## [Given material]
-- begin --
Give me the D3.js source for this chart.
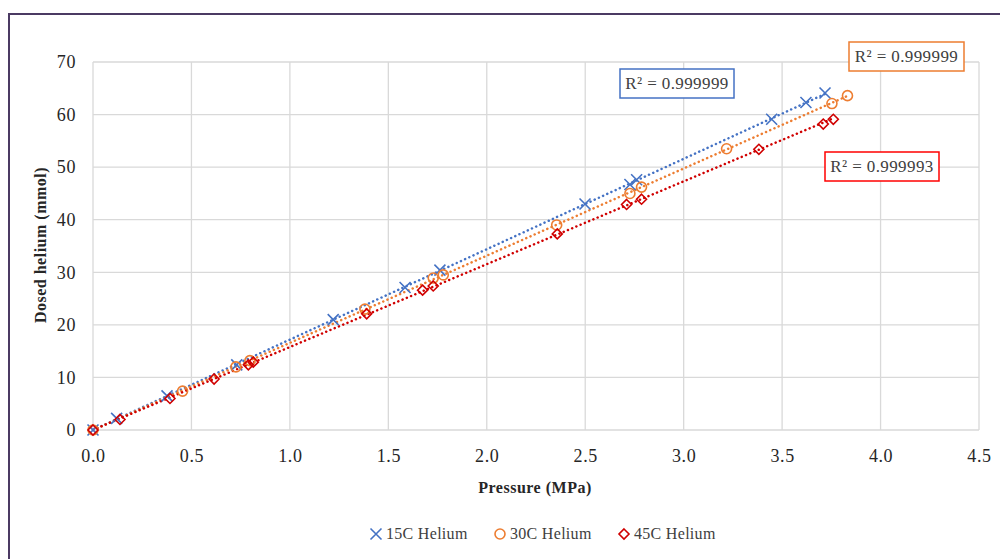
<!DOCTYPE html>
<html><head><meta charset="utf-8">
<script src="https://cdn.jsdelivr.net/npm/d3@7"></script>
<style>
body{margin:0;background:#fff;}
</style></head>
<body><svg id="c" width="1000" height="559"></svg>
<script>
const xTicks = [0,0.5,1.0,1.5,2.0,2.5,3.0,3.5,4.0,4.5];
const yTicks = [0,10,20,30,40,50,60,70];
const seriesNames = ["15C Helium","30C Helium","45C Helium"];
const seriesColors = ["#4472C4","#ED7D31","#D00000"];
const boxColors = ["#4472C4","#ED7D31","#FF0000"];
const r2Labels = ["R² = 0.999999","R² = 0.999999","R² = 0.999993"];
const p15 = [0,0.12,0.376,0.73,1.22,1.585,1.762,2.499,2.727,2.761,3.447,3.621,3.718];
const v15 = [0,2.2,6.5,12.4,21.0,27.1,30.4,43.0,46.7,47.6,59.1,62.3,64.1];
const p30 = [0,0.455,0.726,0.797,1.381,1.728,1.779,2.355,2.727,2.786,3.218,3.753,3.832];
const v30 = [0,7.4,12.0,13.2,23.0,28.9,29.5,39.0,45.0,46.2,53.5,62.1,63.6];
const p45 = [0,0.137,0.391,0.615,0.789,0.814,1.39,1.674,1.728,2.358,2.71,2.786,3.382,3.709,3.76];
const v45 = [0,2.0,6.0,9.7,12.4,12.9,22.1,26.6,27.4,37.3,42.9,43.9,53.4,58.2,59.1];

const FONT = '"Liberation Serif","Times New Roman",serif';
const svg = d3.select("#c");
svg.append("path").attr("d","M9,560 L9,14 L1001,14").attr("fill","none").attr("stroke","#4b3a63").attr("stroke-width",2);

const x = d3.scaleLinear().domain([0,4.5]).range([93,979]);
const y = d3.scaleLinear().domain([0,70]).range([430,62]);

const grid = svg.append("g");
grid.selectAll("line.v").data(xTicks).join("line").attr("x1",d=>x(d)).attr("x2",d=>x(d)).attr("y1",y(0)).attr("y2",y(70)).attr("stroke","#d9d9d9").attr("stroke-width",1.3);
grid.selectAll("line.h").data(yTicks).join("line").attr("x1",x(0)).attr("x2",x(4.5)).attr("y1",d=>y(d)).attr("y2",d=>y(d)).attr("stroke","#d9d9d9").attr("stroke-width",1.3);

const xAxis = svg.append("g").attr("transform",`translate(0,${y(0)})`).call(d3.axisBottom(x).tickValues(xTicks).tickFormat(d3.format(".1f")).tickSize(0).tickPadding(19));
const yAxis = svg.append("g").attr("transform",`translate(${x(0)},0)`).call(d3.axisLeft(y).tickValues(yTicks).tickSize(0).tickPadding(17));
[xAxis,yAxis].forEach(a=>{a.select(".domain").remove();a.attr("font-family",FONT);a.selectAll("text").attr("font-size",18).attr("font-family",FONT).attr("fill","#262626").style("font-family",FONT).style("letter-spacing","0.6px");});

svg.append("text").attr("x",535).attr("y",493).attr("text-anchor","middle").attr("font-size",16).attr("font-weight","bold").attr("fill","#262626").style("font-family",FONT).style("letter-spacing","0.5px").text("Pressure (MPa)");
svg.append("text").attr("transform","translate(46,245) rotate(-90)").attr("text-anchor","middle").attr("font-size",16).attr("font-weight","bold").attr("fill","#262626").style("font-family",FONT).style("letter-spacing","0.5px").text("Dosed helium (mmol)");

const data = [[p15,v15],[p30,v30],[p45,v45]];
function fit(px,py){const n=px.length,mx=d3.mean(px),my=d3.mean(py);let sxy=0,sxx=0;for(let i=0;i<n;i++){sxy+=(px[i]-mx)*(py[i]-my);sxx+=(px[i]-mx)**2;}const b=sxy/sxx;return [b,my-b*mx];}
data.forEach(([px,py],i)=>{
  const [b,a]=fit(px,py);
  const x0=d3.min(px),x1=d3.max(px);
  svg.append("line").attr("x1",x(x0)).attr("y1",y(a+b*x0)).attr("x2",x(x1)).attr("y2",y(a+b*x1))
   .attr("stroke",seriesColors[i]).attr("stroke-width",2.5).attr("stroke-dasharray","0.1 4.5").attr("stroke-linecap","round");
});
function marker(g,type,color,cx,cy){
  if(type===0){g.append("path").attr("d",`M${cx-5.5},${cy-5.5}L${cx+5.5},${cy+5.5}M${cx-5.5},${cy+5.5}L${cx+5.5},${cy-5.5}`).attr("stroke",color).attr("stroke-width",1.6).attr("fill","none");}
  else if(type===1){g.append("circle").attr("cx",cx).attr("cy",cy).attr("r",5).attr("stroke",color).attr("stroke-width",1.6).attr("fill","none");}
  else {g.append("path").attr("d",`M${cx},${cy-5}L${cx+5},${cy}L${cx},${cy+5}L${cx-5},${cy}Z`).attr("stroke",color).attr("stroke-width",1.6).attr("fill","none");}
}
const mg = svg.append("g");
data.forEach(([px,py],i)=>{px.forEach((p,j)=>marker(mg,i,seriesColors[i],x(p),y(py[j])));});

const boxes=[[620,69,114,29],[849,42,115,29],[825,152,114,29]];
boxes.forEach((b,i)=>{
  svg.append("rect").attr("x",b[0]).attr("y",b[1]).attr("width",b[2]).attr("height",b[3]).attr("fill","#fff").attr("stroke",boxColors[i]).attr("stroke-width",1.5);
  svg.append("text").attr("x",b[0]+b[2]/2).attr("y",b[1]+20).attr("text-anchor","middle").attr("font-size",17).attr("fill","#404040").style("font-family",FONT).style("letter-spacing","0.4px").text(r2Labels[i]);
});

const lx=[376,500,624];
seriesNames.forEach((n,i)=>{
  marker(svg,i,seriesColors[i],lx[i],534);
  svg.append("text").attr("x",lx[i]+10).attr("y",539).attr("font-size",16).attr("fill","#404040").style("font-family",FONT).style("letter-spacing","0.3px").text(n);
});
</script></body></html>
-- end --
## [Written exercise]
Set the lines above down again, word for word, from the first through the one containing "const y = d3.scaleLinear().domain([0,70]).range([430,62]);"; pictures excluded.

## [Solution for this task]
Give me the D3.js source for this chart.
<!DOCTYPE html>
<html><head><meta charset="utf-8">
<script src="https://cdn.jsdelivr.net/npm/d3@7"></script>
<style>
body{margin:0;background:#fff;}
</style></head>
<body><svg id="c" width="1000" height="559"></svg>
<script>
const xTicks = [0,0.5,1.0,1.5,2.0,2.5,3.0,3.5,4.0,4.5];
const yTicks = [0,10,20,30,40,50,60,70];
const seriesNames = ["15C Helium","30C Helium","45C Helium"];
const seriesColors = ["#4472C4","#ED7D31","#D00000"];
const boxColors = ["#4472C4","#ED7D31","#FF0000"];
const r2Labels = ["R² = 0.999999","R² = 0.999999","R² = 0.999993"];
const p15 = [0,0.12,0.376,0.73,1.22,1.585,1.762,2.499,2.727,2.761,3.447,3.621,3.718];
const v15 = [0,2.2,6.5,12.4,21.0,27.1,30.4,43.0,46.7,47.6,59.1,62.3,64.1];
const p30 = [0,0.455,0.726,0.797,1.381,1.728,1.779,2.355,2.727,2.786,3.218,3.753,3.832];
const v30 = [0,7.4,12.0,13.2,23.0,28.9,29.5,39.0,45.0,46.2,53.5,62.1,63.6];
const p45 = [0,0.137,0.391,0.615,0.789,0.814,1.39,1.674,1.728,2.358,2.71,2.786,3.382,3.709,3.76];
const v45 = [0,2.0,6.0,9.7,12.4,12.9,22.1,26.6,27.4,37.3,42.9,43.9,53.4,58.2,59.1];

const FONT = '"Liberation Serif","Times New Roman",serif';
const svg = d3.select("#c");
svg.append("path").attr("d","M9,560 L9,14 L1001,14").attr("fill","none").attr("stroke","#4b3a63").attr("stroke-width",2);

const x = d3.scaleLinear().domain([0,4.5]).range([93,979]);
const y = d3.scaleLinear().domain([0,70]).range([430,62]);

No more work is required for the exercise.